_DATA EXTRACT_.
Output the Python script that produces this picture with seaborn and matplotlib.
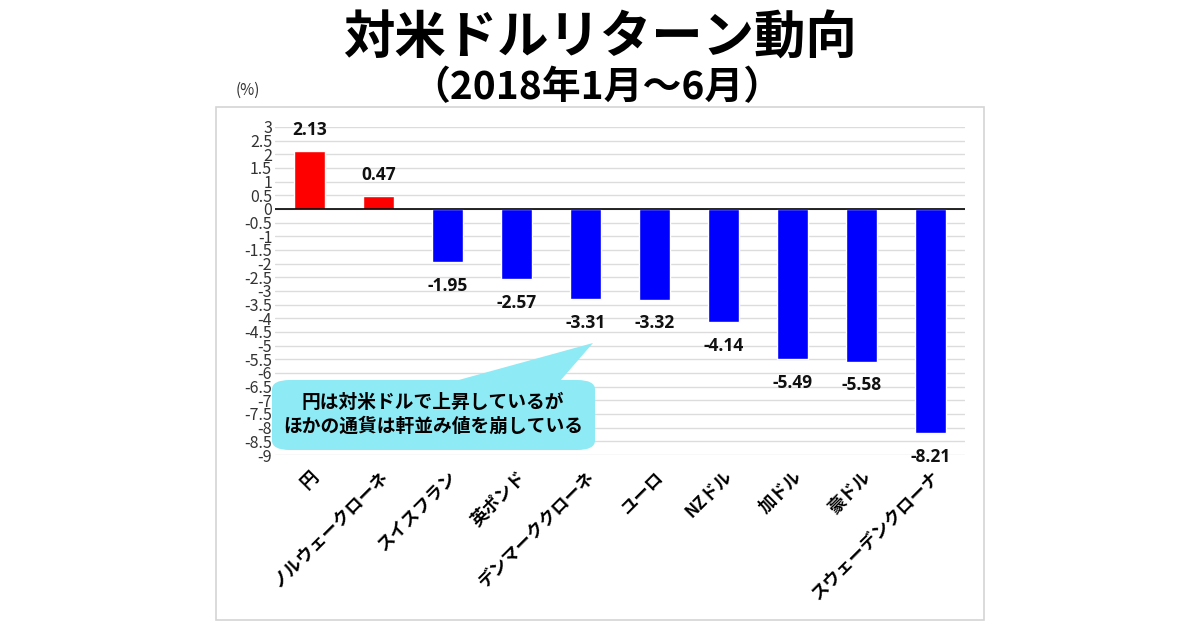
import matplotlib
matplotlib.use("Agg")
import matplotlib.pyplot as plt
from matplotlib.patches import FancyBboxPatch, Polygon, Rectangle
import numpy as np
import pandas as pd
import seaborn as sns

# Data
currencies = ["円", "ノルウェークローネ", "スイスフラン", "英ポンド", "デンマーククローネ",
              "ユーロ", "NZドル", "加ドル", "豪ドル", "スウェーデンクローナ"]
returns = [2.13, 0.47, -1.95, -2.57, -3.31, -3.32, -4.14, -5.49, -5.58, -8.21]
y_ticks = np.arange(-9, 3.01, 0.5)

title = "対米ドルリターン動向"
subtitle = "（2018年1月～6月）"
note = "円は対米ドルで上昇しているが\nほかの通貨は軒並み値を崩している"

df = pd.DataFrame({"currency": currencies, "ret": returns})
df["sign"] = np.where(df["ret"] >= 0, "up", "down")

sns.set_theme(style="white")
plt.rcParams["font.family"] = ["Noto Sans CJK JP", "DejaVu Sans"]
plt.rcParams["text.color"] = "black"

fig = plt.figure(figsize=(12, 6.3), dpi=100)

# light outer frame
fig.patches.append(Rectangle((216 / 1200, 1 - 620 / 630), (984 - 216) / 1200, (620 - 107) / 630,
                             transform=fig.transFigure, fill=False, edgecolor="#d4d4d4", linewidth=1.2))

ax = fig.add_axes([275 / 1200, 1 - 455 / 630, 690 / 1200, 328 / 630])
sns.barplot(data=df, x="currency", y="ret", hue="sign",
            palette={"up": "#ff0000", "down": "#0000ff"},
            width=0.44, legend=False, ax=ax, saturation=1)

ax.set_ylim(-9, 3)
ax.set_xlim(-0.5, 9.5)
ax.set_yticks(y_ticks)
ax.set_yticklabels([f"{t:g}" for t in y_ticks], fontsize=11.5, color="#333333")
ax.yaxis.grid(True, color="#dcdcdc", linewidth=1)
ax.set_axisbelow(True)
ax.axhline(0, color="black", linewidth=1.2, zorder=3)
for s in ax.spines.values():
    s.set_visible(False)
ax.tick_params(axis="both", length=0)
ax.tick_params(axis="y", pad=2)
ax.set_xlabel("")
ax.set_ylabel("")

ax.set_xticks(range(len(currencies)))
ax.set_xticklabels(currencies, rotation=45, ha="right", va="top",
                   rotation_mode="anchor", fontsize=12.5, fontweight="bold", color="black")
ax.tick_params(axis="x", pad=9)

for i, v in enumerate(returns):
    off = 15 if v >= 0 else -17
    ax.annotate(f"{v:.2f}", (i, v), xytext=(0, off), textcoords="offset points",
                ha="center", va="center", fontsize=12.5, fontweight="bold",
                color="#111111", family=["Open Sans", "DejaVu Sans"])

# callout in pixel-based figure coords
def fpt(x, y):
    return (x / 1200, 1 - y / 630)

bx0, by0 = fpt(272, 450)
bx1, by1 = fpt(595, 380)
callout_color = "#8eeaf5"
fig.patches.append(FancyBboxPatch((bx0, by0), bx1 - bx0, by1 - by0,
                                  boxstyle="round,pad=0,rounding_size=0.015",
                                  transform=fig.transFigure, facecolor=callout_color,
                                  edgecolor="none", zorder=5))
fig.patches.append(Polygon([fpt(455, 381), fpt(593, 343), fpt(560, 381)], closed=True,
                           transform=fig.transFigure, facecolor=callout_color,
                           edgecolor="none", zorder=5))
fig.text(433 / 1200, 1 - 414 / 630, note, ha="center", va="center", fontsize=13.5,
         fontweight="bold", linespacing=1.3, zorder=6)

fig.text(0.5, 1 - 38 / 630, title, ha="center", va="center", fontsize=37, fontweight="bold")
fig.text(0.497, 1 - 88 / 630, subtitle, ha="center", va="center", fontsize=28, fontweight="bold")
fig.text(248 / 1200, 1 - 90 / 630, "(%)", ha="center", va="center", fontsize=11, color="#333333")

fig.savefig("out.png", dpi=100)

_WRITTEN REQUEST_. From the first line above to the line containing "width=0.44, legend=False, ax=ax, saturation=1)", repeat each line exactly. Pictures stay out.

_TASK RESULT_.
Output the Python script that produces this picture with seaborn and matplotlib.
import matplotlib
matplotlib.use("Agg")
import matplotlib.pyplot as plt
from matplotlib.patches import FancyBboxPatch, Polygon, Rectangle
import numpy as np
import pandas as pd
import seaborn as sns

# Data
currencies = ["円", "ノルウェークローネ", "スイスフラン", "英ポンド", "デンマーククローネ",
              "ユーロ", "NZドル", "加ドル", "豪ドル", "スウェーデンクローナ"]
returns = [2.13, 0.47, -1.95, -2.57, -3.31, -3.32, -4.14, -5.49, -5.58, -8.21]
y_ticks = np.arange(-9, 3.01, 0.5)

title = "対米ドルリターン動向"
subtitle = "（2018年1月～6月）"
note = "円は対米ドルで上昇しているが\nほかの通貨は軒並み値を崩している"

df = pd.DataFrame({"currency": currencies, "ret": returns})
df["sign"] = np.where(df["ret"] >= 0, "up", "down")

sns.set_theme(style="white")
plt.rcParams["font.family"] = ["Noto Sans CJK JP", "DejaVu Sans"]
plt.rcParams["text.color"] = "black"

fig = plt.figure(figsize=(12, 6.3), dpi=100)

# light outer frame
fig.patches.append(Rectangle((216 / 1200, 1 - 620 / 630), (984 - 216) / 1200, (620 - 107) / 630,
                             transform=fig.transFigure, fill=False, edgecolor="#d4d4d4", linewidth=1.2))

ax = fig.add_axes([275 / 1200, 1 - 455 / 630, 690 / 1200, 328 / 630])
sns.barplot(data=df, x="currency", y="ret", hue="sign",
            palette={"up": "#ff0000", "down": "#0000ff"},
            width=0.44, legend=False, ax=ax, saturation=1)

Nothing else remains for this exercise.